PAPAYA Federated Analytics Stack: Engineering Privacy, Scalability and Practicality
Harish Srinivas, Graham Cormode, Mehrdad Honarkhah, Samuel Lurye, Jonathan Hehir, Lunwen He, George Hong, Ahmed Magdy, Dzmitry Huba, Kaikai Wang, Shen Guo, Shoubhik Bhattacharya
TL;DR
The paper tackles credible privacy, accuracy, and scalability challenges in cross-device analytics by introducing the Papaya Federated Analytics stack, a three-zone architecture that leverages trusted execution environments (TEEs) and one-shot private aggregation to compute analytics across billions of devices with minimal data leakage. It presents an expressive, SQL-like on-device data transformation model combined with secure sum and thresholding (SST) within TEEs, and supports central, local, and distributed differential privacy, including periodic data releases. A production-scale evaluation on nearly $10^8$ devices demonstrates feasible iteration speed, predictable query load, and accurate histogram/quantile results despite heterogeneous device conditions and network latency. The work shows that large-scale, privacy-preserving federated analytics is practical and can achieve strong privacy guarantees with minimal utility loss, enabling real-world analytics while protecting user data.
Abstract
Cross-device Federated Analytics (FA) is a distributed computation paradigm designed to answer analytics queries about and derive insights from data held locally on users' devices. On-device computations combined with other privacy and security measures ensure that only minimal data is transmitted off-device, achieving a high standard of data protection. Despite FA's broad relevance, the applicability of existing FA systems is limited by compromised accuracy; lack of flexibility for data analytics; and an inability to scale effectively.
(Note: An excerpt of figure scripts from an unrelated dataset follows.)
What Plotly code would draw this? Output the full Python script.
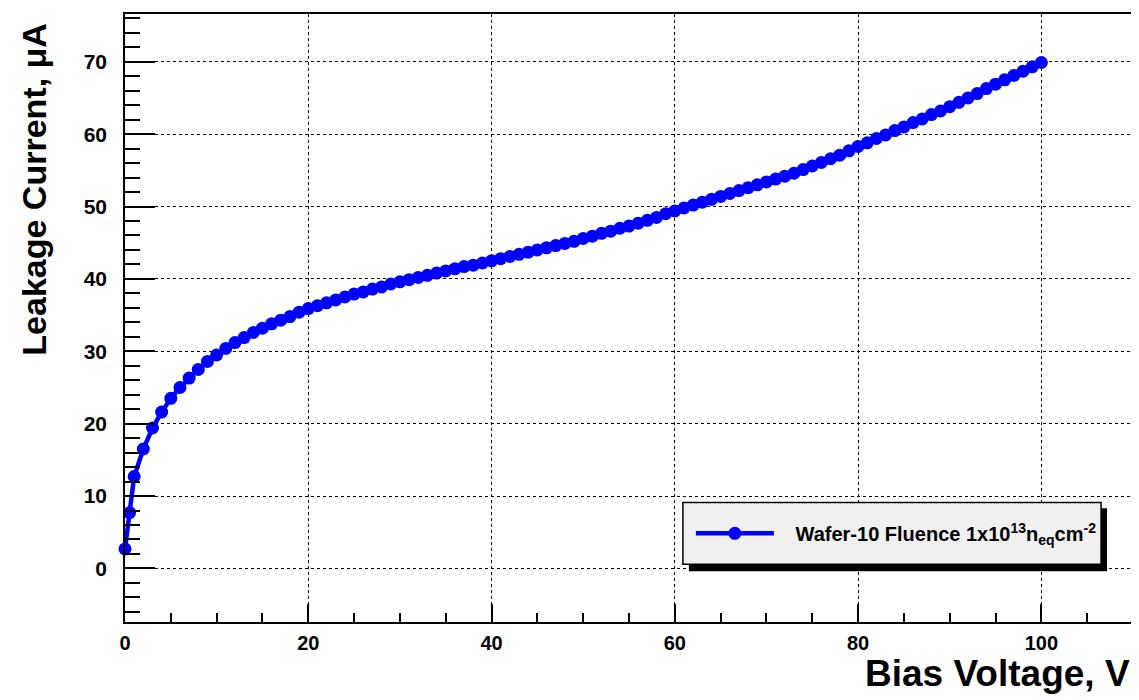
import plotly.graph_objects as go

# Bias voltage (V) and leakage current (uA)
voltage = [0, 0.5] + list(range(1, 101))
current = [
    2.7, 7.7, 12.7, 16.5, 19.4, 21.6, 23.5, 25.0, 26.3, 27.5, 28.6,
    29.5, 30.4, 31.2, 31.9, 32.6, 33.2, 33.8, 34.3, 34.8, 35.4,
    35.9, 36.3, 36.7, 37.1, 37.5, 37.9, 38.2, 38.6, 38.9, 39.3,
    39.6, 39.9, 40.2, 40.5, 40.8, 41.1, 41.4, 41.7, 41.9, 42.2,
    42.5, 42.8, 43.1, 43.4, 43.7, 44.0, 44.3, 44.6, 44.9, 45.2,
    45.6, 45.9, 46.3, 46.6, 47.0, 47.3, 47.7, 48.1, 48.5, 49.0,
    49.4, 49.8, 50.2, 50.6, 51.0, 51.4, 51.8, 52.2, 52.6, 53.0,
    53.4, 53.8, 54.2, 54.6, 55.1, 55.6, 56.1, 56.6, 57.1, 57.7,
    58.3, 58.8, 59.4, 59.9, 60.5, 61.0, 61.6, 62.1, 62.7, 63.2,
    63.8, 64.4, 65.0, 65.6, 66.3, 66.9, 67.5, 68.1, 68.7, 69.3,
    69.9,
]
series_name = "\u00a0\u00a0\u00a0Wafer-10 Fluence 1x10<sup>13</sup>n<sub>eq</sub>cm<sup>-2</sup>"
x_title = "Bias Voltage, V"
y_title = "Leakage Current, \u03bcA"

FONT = "Liberation Sans, Arial, Helvetica, sans-serif"

fig = go.Figure()
fig.add_trace(go.Scatter(
    x=voltage, y=current, mode="lines+markers", name=series_name,
    line=dict(color="#0000ff", width=4.5),
    marker=dict(color="#0000ff", size=13, symbol="circle"),
    cliponaxis=False,
))

# page body has an 8px margin; target pixel positions are for the window
OFF = 8
W, H = 1139 - OFF, 700 - OFF
L, R, T, B = 125 - OFF, 4, 12 - OFF, 78
pw, ph = W - L - R, H - T - B

def px(p):
    return (p - OFF - L) / pw

def py(p):
    return (H - B - (p - OFF)) / ph

shapes = [
    # legend shadow
    dict(type="rect", xref="paper", yref="paper",
         x0=px(690), x1=px(1109), y0=py(571), y1=py(508),
         fillcolor="black", line=dict(width=0), layer="above"),
    # legend box
    dict(type="rect", xref="paper", yref="paper",
         x0=px(684), x1=px(1103), y0=py(564), y1=py(502),
         fillcolor="#f0f0f0", line=dict(color="black", width=1.5), layer="above"),
]

fig.update_layout(
    width=W, height=H,
    margin=dict(l=L, r=R, t=T, b=B),
    paper_bgcolor="white", plot_bgcolor="white",
    font=dict(family=FONT, color="black"),
    shapes=shapes,
    showlegend=True,
    legend=dict(
        x=px(692), y=py(533), xanchor="left", yanchor="middle",
        bgcolor="rgba(0,0,0,0)", borderwidth=0,
        font=dict(family=FONT, size=20, color="black", weight="bold"),
        itemwidth=78,
    ),
    annotations=[
        dict(text=x_title, xref="paper", yref="paper",
             x=px(1134), y=py(674), xanchor="right", yanchor="middle",
             showarrow=False,
             font=dict(family=FONT, size=37, color="black", weight="bold")),
        dict(text=y_title, xref="paper", yref="paper",
             x=px(34), y=py(19), xanchor="center", yanchor="top",
             textangle=-90, showarrow=False,
             font=dict(family=FONT, size=34, color="black", weight="bold")),
    ],
)

fig.update_xaxes(
    range=[0, 110], tick0=0, dtick=20,
    showline=True, linecolor="black", linewidth=1.5, mirror=True,
    ticks="inside", ticklen=18, tickwidth=1.5, tickcolor="black",
    ticklabelstandoff=2,
    tickfont=dict(family=FONT, size=20, color="black", weight="bold"),
    showgrid=True, gridcolor="black", griddash="dot", gridwidth=1,
    zeroline=False,
    minor=dict(dtick=5, ticks="inside", ticklen=9, tickwidth=1.5,
               tickcolor="black", showgrid=False),
)
fig.update_yaxes(
    range=[-7.4, 76.6], tick0=0, dtick=10,
    showline=True, linecolor="black", linewidth=1.5, mirror=True,
    ticks="inside", ticklen=30, tickwidth=1.5, tickcolor="black",
    ticklabelstandoff=12,
    tickfont=dict(family=FONT, size=21, color="black", weight="bold"),
    showgrid=True, gridcolor="black", griddash="dot", gridwidth=1,
    zeroline=False,
    minor=dict(dtick=2, ticks="inside", ticklen=15, tickwidth=1.5,
               tickcolor="black", showgrid=False),
)

fig.write_html("out.html")
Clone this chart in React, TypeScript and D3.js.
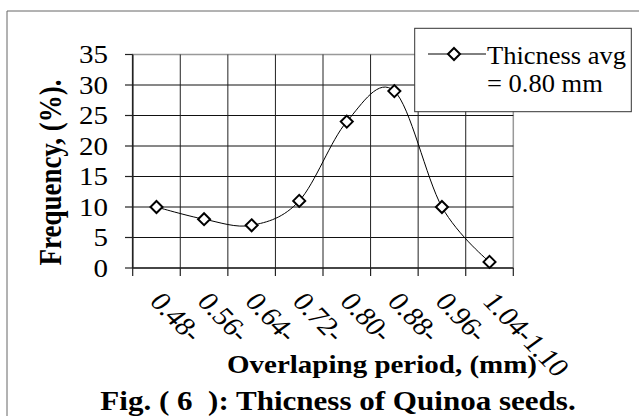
import React from 'react';
import * as d3 from 'd3';

// values
const categories = ['0.48-', '0.56-', '0.64-', '0.72-', '0.80-', '0.88-', '0.96-', '1.04-1.10'];
const frequency = [10, 8, 7, 11, 24, 29, 10, 1];
const yTicks = [0, 5, 10, 15, 20, 25, 30, 35];
const legendLines = ['Thicness avg', '= 0.80 mm'];
const yTitle = 'Frequency, (%).';
const xTitle = 'Overlaping period, (mm)';
const caption = 'Fig. ( 6  ): Thicness of Quinoa seeds.';

const W = 639;
const H = 416;
const FONT = '"Liberation Serif", "Times New Roman", serif';
const SX = 1.16; // source picture is stretched horizontally

const App: React.FC = () => {
  const x = d3.scaleBand<string>().domain(categories).range([132.7, 513.3]).padding(0);
  const y = d3.scaleLinear().domain([0, 35]).range([268, 54.5]);
  const cx = (c: string) => (x(c) || 0) + x.bandwidth() / 2;

  const [x0, x1] = x.range();
  const [y0, y1] = y.range();

  const line = d3.line<number>()
    .x((_, i) => cx(categories[i]))
    .y(d => y(d))
    .curve(d3.curveCatmullRom.alpha(0));

  const diamond = d3.symbol().type(d3.symbolDiamond2).size(92)() || '';

  return (
    <svg width={W} height={H} style={{ position: 'absolute', left: 0, top: 0, background: '#fff' }}
      fontFamily={FONT}>
      {/* outer frame (top + left visible) */}
      <line x1={7} y1={11} x2={W} y2={11} stroke="#666" strokeWidth={1} />
      <line x1={7} y1={11} x2={7} y2={H} stroke="#666" strokeWidth={1} />

      {/* plot area border */}
      <rect x={x0} y={y1} width={x1 - x0} height={y0 - y1} fill="none" stroke="#999" strokeWidth={1.5} />

      {/* horizontal gridlines */}
      {yTicks.filter(t => t > 0 && t < 35).map(t => (
        <line key={'h' + t} x1={x0} x2={x1} y1={y(t)} y2={y(t)} stroke="#111" strokeWidth={1} />
      ))}
      {/* vertical gridlines */}
      {categories.slice(1).map(c => (
        <line key={'v' + c} x1={x(c)} x2={x(c)} y1={y1} y2={y0} stroke="#222" strokeWidth={1} />
      ))}

      {/* axes */}
      <line x1={x0} x2={x0} y1={y1} y2={y0} stroke="#222" strokeWidth={1.6} />
      <line x1={x0} x2={x1} y1={y0} y2={y0} stroke="#222" strokeWidth={1.6} />
      {yTicks.map(t => (
        <line key={'yt' + t} x1={125} x2={x0} y1={y(t)} y2={y(t)} stroke="#222" strokeWidth={1.2} />
      ))}
      {categories.map(c => x(c) as number).concat([x1]).map((v, i) => (
        <line key={'xt' + i} x1={v} x2={v} y1={y0} y2={y0 + 8} stroke="#222" strokeWidth={1.2} />
      ))}

      {/* y tick labels */}
      {yTicks.map(t => (
        <text key={'yl' + t} transform={`translate(108,${y(t) + 8.5}) scale(${SX},1)`}
          textAnchor="end" fontSize={25} fill="#000">{t}</text>
      ))}

      {/* x tick labels */}
      {categories.map(c => (
        <text key={'xl' + c} transform={`translate(${cx(c) - 8},${302}) scale(${SX},1) rotate(50)`}
          fontSize={26} fill="#000">{c}</text>
      ))}

      {/* series */}
      <path d={line(frequency) || ''} fill="none" stroke="#000" strokeWidth={1} />
      {frequency.map((v, i) => (
        <path key={'m' + i} d={diamond} transform={`translate(${cx(categories[i])},${y(v)})`}
          fill="#fff" stroke="#000" strokeWidth={2} />
      ))}

      {/* legend */}
      <rect x={414.7} y={28.3} width={216.6} height={83.4} fill="#fff" stroke="#333" strokeWidth={1} />
      <line x1={428} x2={486} y1={54} y2={54} stroke="#000" strokeWidth={1} />
      <path d={diamond} transform="translate(454,54)" fill="#fff" stroke="#000" strokeWidth={2} />
      {legendLines.map((s, i) => (
        <text key={'lg' + i} transform={`translate(487,${64 + i * 28}) scale(1.06,1)`}
          fontSize={25} fill="#000">{s}</text>
      ))}

      {/* titles */}
      <text transform={`translate(61,172.5) scale(${SX},1) rotate(-90)`} textAnchor="middle"
        fontSize={27} fontWeight="bold" fill="#000">{yTitle}</text>
      <text transform={`translate(382,373) scale(${SX},1)`} textAnchor="middle"
        fontSize={25} fontWeight="bold" fill="#000">{xTitle}</text>
      <text transform={`translate(338,410) scale(1.15,1)`} textAnchor="middle"
        fontSize={27} fontWeight="bold" fill="#000" style={{ whiteSpace: 'pre' }}>{caption}</text>
    </svg>
  );
};

export default App;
In this paper, we describe our approach to combine privacy, scalability, and practicality to build and deploy a system that overcomes these limitations. Our FA system leverages trusted execution environments (TEEs) and optimizes the use of on-device computing resources to facilitate federated data processing across large fleets of devices, while ensuring robust, defensible, and verifiable privacy safeguards. We focus on federated analytics (statistics and monitoring), in contrast to systems for federated learning (ML workloads), and we flag the key differences.